Roger Federer, especialmente en sus inicios, Novak Djokovic, más habitual, Nick Kyrgios, frecuente, como parte del show, legendario en John McEnroe, puntual, Carlos Alcaraz el pasado verano, en la gira estadounidense…

Es Rafael Nadal la excepción que confirma la regla. La imagen en la que impacta su raqueta contra el suelo, o la tira a su silla en cualquier intercambio… no existe, jamás existió.

Ahora, en su retirada, en medio de elogios, loas y alabanzas por su carrera deportiva, por sus éxitos, por sus triunfos y por su personalidad, sobresale también la educación y el talante que siempre ha mostrado en una cancha, donde jamás, a lo largo de más de dos décadas, se le ha visto superado por una situación, por la frustración.

“Mi familia no me hubiera permitido romper una raqueta. Para mí, romper una raqueta significaría no haber tenido el control de mis emociones”, ha explicado el ganador de veintidós Grand slam que deja su profesión sin borrones en la pista, sin gesto alguno de antideportividad.

Porque Nadal, además de los logros que le han situado entre los mejores deportistas de la historia, ha sido capaz de abrillantar su destreza con la raqueta con un comportamiento intachable y unos valores que ha conservado y proyectado a lo largo de su vida. Dentro del campo de competición y también fuera. Rafael Nadal ha sabido ganar. Ha sabido perder. Ha respetado al rival. Representa el balear el espíritu de lucha, la ambición, pero también la humildad y la normalidad con la que ha recorrido su camino. Sin estridencias, sin sobresaltos, con naturalidad. Una forma de vida.
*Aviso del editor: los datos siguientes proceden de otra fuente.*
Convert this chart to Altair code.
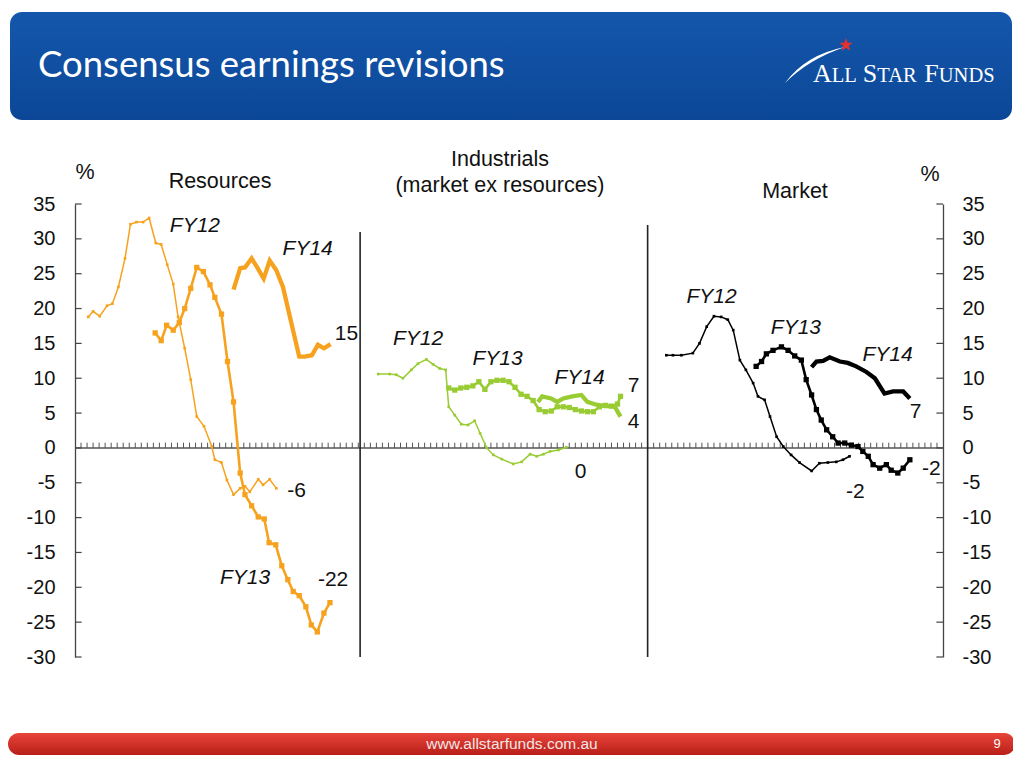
import altair as alt
import pandas as pd

# ---------------- data (months since Jun-2010, value in %) ----------------
panels = ["Resources", "Industrials", "Market"]
panel_colors = ["#f7a21e", "#99cc33", "#000000"]

res_fy12_m = [2.2, 3.0, 4.1, 5.3, 6.2, 7.2, 8.3, 9.2, 10.2, 11.3, 12.3, 13.4, 14.3, 15.3, 16.3, 17.1,
              18.2, 19.2, 20.2, 21.4, 22.7, 23.2, 24.3, 25.2, 26.3, 27.4, 28.2, 29.0, 30.4, 31.2, 32.3, 33.4]
res_fy12_v = [18.8, 19.6, 18.9, 20.4, 20.7, 23.1, 27.2, 32.1, 32.4, 32.4, 33.0, 29.4, 29.2, 26.3, 23.5, 18.8,
              14.3, 9.8, 4.5, 3.1, 0.2, -1.7, -2.1, -4.6, -6.7, -5.8, -5.5, -6.3, -4.5, -5.3, -4.5, -5.8]
res_fy13_m = [13.3, 14.3, 15.2, 16.3, 17.3, 18.2, 19.2, 20.2, 21.3, 22.4, 23.2, 24.3, 25.3, 26.3, 27.4,
              28.2, 29.3, 30.4, 31.4, 32.2, 33.3, 34.3, 35.3, 36.2, 37.2, 38.3, 39.2, 40.2, 41.3, 42.3]
res_fy13_v = [16.5, 15.4, 17.6, 16.9, 18.0, 20.0, 22.9, 25.9, 25.3, 23.4, 21.6, 19.2, 12.4, 6.6, -3.6,
              -6.7, -8.3, -9.9, -10.2, -13.6, -13.9, -16.9, -18.9, -20.6, -21.2, -22.8, -25.4, -26.4, -23.7, -22.2]
res_fy14_m = [26.3, 27.4, 28.2, 29.3, 30.3, 31.3, 32.3, 33.4, 34.5, 35.9, 37.2, 38.1, 39.3, 40.3, 41.3, 42.4]
res_fy14_v = [22.7, 25.8, 25.9, 27.2, 25.8, 24.3, 26.9, 25.5, 23.1, 17.9, 13.1, 13.1, 13.3, 14.8, 14.3, 14.9]

ind_fy12_m = [2.3, 4.2, 5.3, 6.4, 7.8, 8.9, 10.3, 11.4, 12.5, 13.5, 14.0, 15.0, 16.1, 17.2, 18.3, 19.2,
              20.3, 21.4, 22.8, 24.7, 26.1, 27.5, 28.6, 29.7, 30.8, 32.2, 33.5]
ind_fy12_v = [10.6, 10.6, 10.5, 10.0, 11.2, 12.1, 12.7, 12.0, 11.4, 11.2, 5.9, 4.7, 3.4, 3.3, 3.9, 2.1,
              0.0, -1.0, -1.6, -2.3, -2.0, -0.9, -1.2, -0.9, -0.5, -0.3, 0.1]
ind_fy13_m = [14.0, 15, 16, 17, 18, 19, 20, 21, 22, 23, 24, 25, 26, 27, 28, 29, 30, 31, 32, 33,
              34, 35, 36, 37, 38, 39, 40, 41, 42, 42.5]
ind_fy13_v = [8.6, 8.3, 8.6, 8.7, 8.9, 9.5, 8.4, 9.5, 9.7, 9.7, 9.5, 8.7, 7.7, 7.4, 6.8, 5.5, 5.2, 5.3, 5.9, 5.9,
              5.8, 5.5, 5.3, 5.2, 5.2, 5.9, 6.1, 6.0, 6.3, 7.4]
ind_fy14_m = [28.8, 29.5, 31, 32, 33, 34.5, 36, 37, 38.5, 40, 41.5, 42.5]
ind_fy14_v = [6.6, 7.4, 7.1, 6.6, 7.1, 7.4, 7.6, 6.6, 6.2, 6.0, 6.0, 4.5]

mkt_fy12_m = [2.1, 3.2, 4.6, 6.5, 7.6, 8.8, 10.0, 11.2, 12.3, 13.2, 14.3, 15.3, 16.5, 17.3, 18.4, 19.3,
              20.4, 21.5, 22.8, 24.2, 26.2, 27.5, 28.9, 30.3, 31.4, 32.5]
mkt_fy12_v = [13.3, 13.3, 13.3, 13.6, 15.0, 17.4, 18.9, 18.8, 18.4, 16.9, 12.6, 11.2, 9.3, 7.4, 6.9, 4.5,
              1.6, 0.2, -1.0, -2.1, -3.3, -2.2, -2.1, -2.0, -1.7, -1.2]
mkt_fy13_m = [17.0, 17.9, 18.7, 19.8, 21.2, 22.3, 23.4, 24.5, 25.3, 26.2, 27.0, 27.8, 28.7, 29.7, 30.6,
              31.7, 32.8, 33.9, 34.7, 35.6, 36.4, 37.5, 38.6, 39.4, 40.5, 41.4, 42.5]
mkt_fy13_v = [11.7, 12.4, 13.5, 14.0, 14.5, 14.0, 13.2, 12.6, 9.8, 7.6, 5.5, 4.0, 2.6, 1.6, 0.7,
              0.7, 0.4, 0.2, -0.5, -1.2, -2.4, -2.9, -2.4, -3.2, -3.6, -2.9, -1.7]
mkt_fy14_m = [26.2, 27.0, 28.1, 29.2, 30.9, 32.2, 33.6, 35.3, 36.7, 38.3, 39.7, 41.4, 42.5]
mkt_fy14_v = [11.6, 12.4, 12.5, 13.0, 12.4, 12.2, 11.7, 10.9, 10.0, 7.8, 8.1, 8.1, 7.1]

# annotation labels (text, month on shared axis, value)
fy_text = ["FY12", "FY14", "FY13", "FY12", "FY13", "FY14", "FY12", "FY13", "FY14"]
fy_x = [19.9, 38.6, 28.2, 56.9, 70.1, 83.7, 105.6, 119.6, 134.8]
fy_y = [31.9, 28.6, -18.7, 15.6, 12.8, 10.0, 21.7, 17.2, 13.3]
end_text = ["15", "-6", "-22", "7", "4", "0", "7", "-2", "-2"]
end_x = [43.1, 35.2, 40.3, 91.7, 91.7, 82.9, 138.5, 140.5, 127.9]
end_y = [16.4, -6.2, -18.9, 8.9, 3.7, -3.4, 5.2, -3.0, -6.3]

y_ticks = [-30, -25, -20, -15, -10, -5, 0, 5, 10, 15, 20, 25, 30, 35]
x_label_values = [0, 24, 48, 72, 96, 120]
months_per_panel = 48

# ---------------- build table ----------------
series = {
    ("Resources", "FY12"): (res_fy12_m, res_fy12_v),
    ("Resources", "FY13"): (res_fy13_m, res_fy13_v),
    ("Resources", "FY14"): (res_fy14_m, res_fy14_v),
    ("Industrials", "FY12"): (ind_fy12_m, ind_fy12_v),
    ("Industrials", "FY13"): (ind_fy13_m, ind_fy13_v),
    ("Industrials", "FY14"): (ind_fy14_m, ind_fy14_v),
    ("Market", "FY12"): (mkt_fy12_m, mkt_fy12_v),
    ("Market", "FY13"): (mkt_fy13_m, mkt_fy13_v),
    ("Market", "FY14"): (mkt_fy14_m, mkt_fy14_v),
}
rows = []
for (panel, fy), (ms, vs) in series.items():
    off = panels.index(panel) * months_per_panel
    for i, (m, v) in enumerate(zip(ms, vs)):
        rows.append({"panel": panel, "fy": fy, "key": panel + fy, "i": i, "x": m + off, "v": v})
df = pd.DataFrame(rows)

FONT = "Liberation Sans"
xscale = alt.Scale(domain=[0, 144], nice=False, zero=False)
yscale = alt.Scale(domain=[-30, 35], nice=False, zero=False)
cscale = alt.Scale(domain=panels, range=panel_colors)


def X(field="x:Q", axis=None):
    return alt.X(field, scale=xscale, axis=axis, title=None)


def Y(field="v:Q", axis=None):
    return alt.Y(field, scale=yscale, axis=axis, title=None)


base = alt.Chart(df)

x_axis = alt.Axis(values=x_label_values,
                  labelExpr="datum.value % 48 == 0 ? 'Jun-2010' : 'Jun-2012'",
                  domain=False, ticks=False, grid=False, labelFontSize=21, labelFont=FONT,
                  labelColor="#111", labelPadding=14, labelFlush=False, labelOverlap=False)
left_axis = alt.Axis(values=y_ticks, orient="left", domain=True, domainColor="#444", domainWidth=1.3,
                     ticks=False, grid=False, labelFontSize=20, labelFont=FONT, labelColor="#111",
                     labelPadding=20, labelExpr="datum.value + ''")
right_axis = alt.Axis(values=y_ticks, orient="right", domain=True, domainColor="#444", domainWidth=1.3,
                      ticks=False, grid=False, labelFontSize=20, labelFont=FONT, labelColor="#111",
                      labelPadding=19, labelExpr="datum.value + ''")

# axis frames with inward ticks
tick_df = pd.DataFrame({"t": y_ticks})
left_frame = alt.Chart(tick_df).mark_rule(color="#444", strokeWidth=1.2).encode(
    x=X("lo:Q", axis=x_axis), x2="hi:Q", y=Y("t:Q", axis=left_axis)
).transform_calculate(lo="0", hi="1.1")
right_frame = alt.Chart(tick_df).mark_rule(color="#444", strokeWidth=1.2).encode(
    x=X("lo:Q"), x2="hi:Q", y=Y("t:Q", axis=right_axis)
).transform_calculate(lo="142.9", hi="144")

# zero line with monthly ticks
month_df = pd.DataFrame({"m": list(range(1, 144))})
zero_ticks = alt.Chart(month_df).mark_rule(color="#555", strokeWidth=1).encode(
    x=X("m:Q"), y=Y("a:Q"), y2="b:Q"
).transform_calculate(a="0", b="0.75")
zero_line = alt.Chart(pd.DataFrame({"a": [0], "b": [144], "z": [0]})).mark_rule(
    color="#555", strokeWidth=1.5).encode(x=X("a:Q"), x2="b:Q", y=Y("z:Q"))

# panel dividers
div_df = pd.DataFrame({"x": [47.3, 95.0], "top": [31.0, 32.0], "bot": [-30, -30]})
dividers = alt.Chart(div_df).mark_rule(color="#222", strokeWidth=1.6).encode(
    x=X("x:Q"), y=Y("top:Q"), y2="bot:Q")

color_enc = alt.Color("panel:N", scale=cscale, legend=None)

fy12_line = base.transform_filter("datum.fy == 'FY12'").mark_line(strokeWidth=1.5).encode(
    x=X(), y=Y(), color=color_enc, detail="key:N", order="i:Q")
fy12_pts = base.transform_filter("datum.fy == 'FY12'").mark_point(
    filled=True, shape="square", size=7, opacity=1).encode(x=X(), y=Y(), color=color_enc)
fy13_line = base.transform_filter("datum.fy == 'FY13'").mark_line(strokeWidth=2.6).encode(
    x=X(), y=Y(), color=color_enc, detail="key:N", order="i:Q")
fy13_pts = base.transform_filter("datum.fy == 'FY13'").mark_point(
    filled=True, shape="square", size=28, opacity=1).encode(x=X(), y=Y(), color=color_enc)
fy14_line = base.transform_filter("datum.fy == 'FY14'").mark_line(strokeWidth=4.3).encode(
    x=X(), y=Y(), color=color_enc, detail="key:N", order="i:Q")

fy_df = pd.DataFrame({"t": fy_text, "x": fy_x, "v": fy_y})
fy_labels = alt.Chart(fy_df).mark_text(font=FONT, fontSize=21, fontStyle="italic", color="#111",
                                       align="center", baseline="middle").encode(
    x=X(), y=Y(), text="t:N")
end_df = pd.DataFrame({"t": end_text, "x": end_x, "v": end_y})
end_labels = alt.Chart(end_df).mark_text(font=FONT, fontSize=21, color="#111",
                                         align="left", baseline="middle").encode(
    x=X(), y=Y(), text="t:N")

# ---------------- slide decorations (pixel positions relative to plot area) ----------------
one = pd.DataFrame({"a": [0]})
deco = alt.Chart(one)

header = deco.mark_rect(
    cornerRadius=12,
    color=alt.LinearGradient(gradient="linear", x1=0, y1=0, x2=0, y2=1,
                             stops=[alt.GradientStop(color="#1457ac", offset=0),
                                    alt.GradientStop(color="#0c4797", offset=1)])
).encode(x=alt.value(-65), x2=alt.value(937), y=alt.value(-192), y2=alt.value(-84))

title = deco.mark_text(text="Consensus earnings revisions", font="Lato", fontSize=36.5, color="white",
                       align="left", baseline="alphabetic").encode(x=alt.value(-37), y=alt.value(-127))

logo_parts = pd.DataFrame({
    "t": ["A", "LL", "S", "TAR", "F", "UNDS"],
    "px": [738, 756.8, 787.8, 802.3, 849.3, 863.8],
    "fs": [26, 20.5, 26, 20.5, 26, 20.5],
})
logo_text = alt.Chart(logo_parts).mark_text(font="Liberation Serif", color="white", align="left",
                                            baseline="alphabetic").encode(
    x=alt.X("px:Q", scale=None, axis=None), y=alt.value(-122), text="t:N",
    size=alt.Size("fs:Q", scale=None, legend=None))
swoosh = deco.mark_point(
    shape="M -1 0.6 Q -0.3 -0.35 1 -0.6 Q -0.2 -0.2 -1 0.6 Z", filled=True, color="white", opacity=1,
    size=3600).encode(x=alt.value(740), y=alt.value(-139))
star = deco.mark_point(
    shape="M 0 -1 L 0.235 -0.324 L 0.951 -0.309 L 0.38 0.124 L 0.588 0.809 L 0 0.4 L -0.588 0.809 "
          "L -0.38 0.124 L -0.951 -0.309 L -0.235 -0.324 Z",
    filled=True, color="#e8312a", opacity=1, size=196).encode(x=alt.value(771), y=alt.value(-159))

footer = deco.mark_rect(
    cornerRadius=11,
    color=alt.LinearGradient(gradient="linear", x1=0, y1=0, x2=0, y2=1,
                             stops=[alt.GradientStop(color="#e8443a", offset=0),
                                    alt.GradientStop(color="#b81f18", offset=1)])
).encode(x=alt.value(-67), x2=alt.value(940), y=alt.value(529), y2=alt.value(551))
footer_text = deco.mark_text(text="www.allstarfunds.com.au", font="Liberation Sans", fontSize=15.5,
                             color="#f0e6e6", align="center", baseline="middle").encode(
    x=alt.value(437), y=alt.value(540))
page_num = deco.mark_text(text="9", font="Liberation Sans", fontSize=13, color="white",
                          align="center", baseline="middle").encode(x=alt.value(922), y=alt.value(540))

head_texts = pd.DataFrame({
    "t": ["%", "Resources", "Industrials", "(market ex resources)", "Market", "%"],
    "px": [10, 145, 425, 425, 720, 855],
    "py": [-31, -22, -44, -18, -12, -29],
})
heads = alt.Chart(head_texts).mark_text(font=FONT, fontSize=21.5, color="#111", align="center",
                                        baseline="middle").encode(
    x=alt.X("px:Q", scale=None, axis=None), y=alt.Y("py:Q", scale=None, axis=None), text="t:N")

chart = alt.layer(
    header, title, swoosh, star, logo_text, footer, footer_text, page_num, heads,
    zero_line, zero_ticks, dividers,
    fy12_line, fy12_pts, fy13_line, fy13_pts, fy14_line,
    fy_labels, end_labels,
    left_frame, right_frame,
).resolve_scale(y="independent").properties(
    width=868, height=453,
    padding={"left": 67, "top": 196, "right": 70, "bottom": 99},
    autosize=alt.AutoSizeParams(type="none"),
    background="white",
).configure_view(stroke=None)

chart.save("out.html", embed_options={"renderer": "svg", "actions": False})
“Al comenzar a trabajar con él le dije que tenía que respetar una norma. Si tiras tu raqueta y la rompes no seré más tu entrenador.. Hay millones de niños en el mundo que no tienen raquetas orque no pueden pagarlas. Eso es lo que le dije a Rafa cuando tenía 6 años y nunca le he visto lanzar una”, apuntó en su día Toni Nadal, su tío y entrenador durante gran parte de su carrera.

La foto en la que Nadal estrella una y otra vez su raqueta en algún sitio no existe.

Sobresaliente en la preparación ha sido capaz de sobreponerse a los contratiempos físicos que una y otra vez le han perseguido. La dureza mental, el autocontrol ha hecho frente al reto muscular. Persistencia, prudencia, trabajo, respeto, valores. Una cuestión de educación.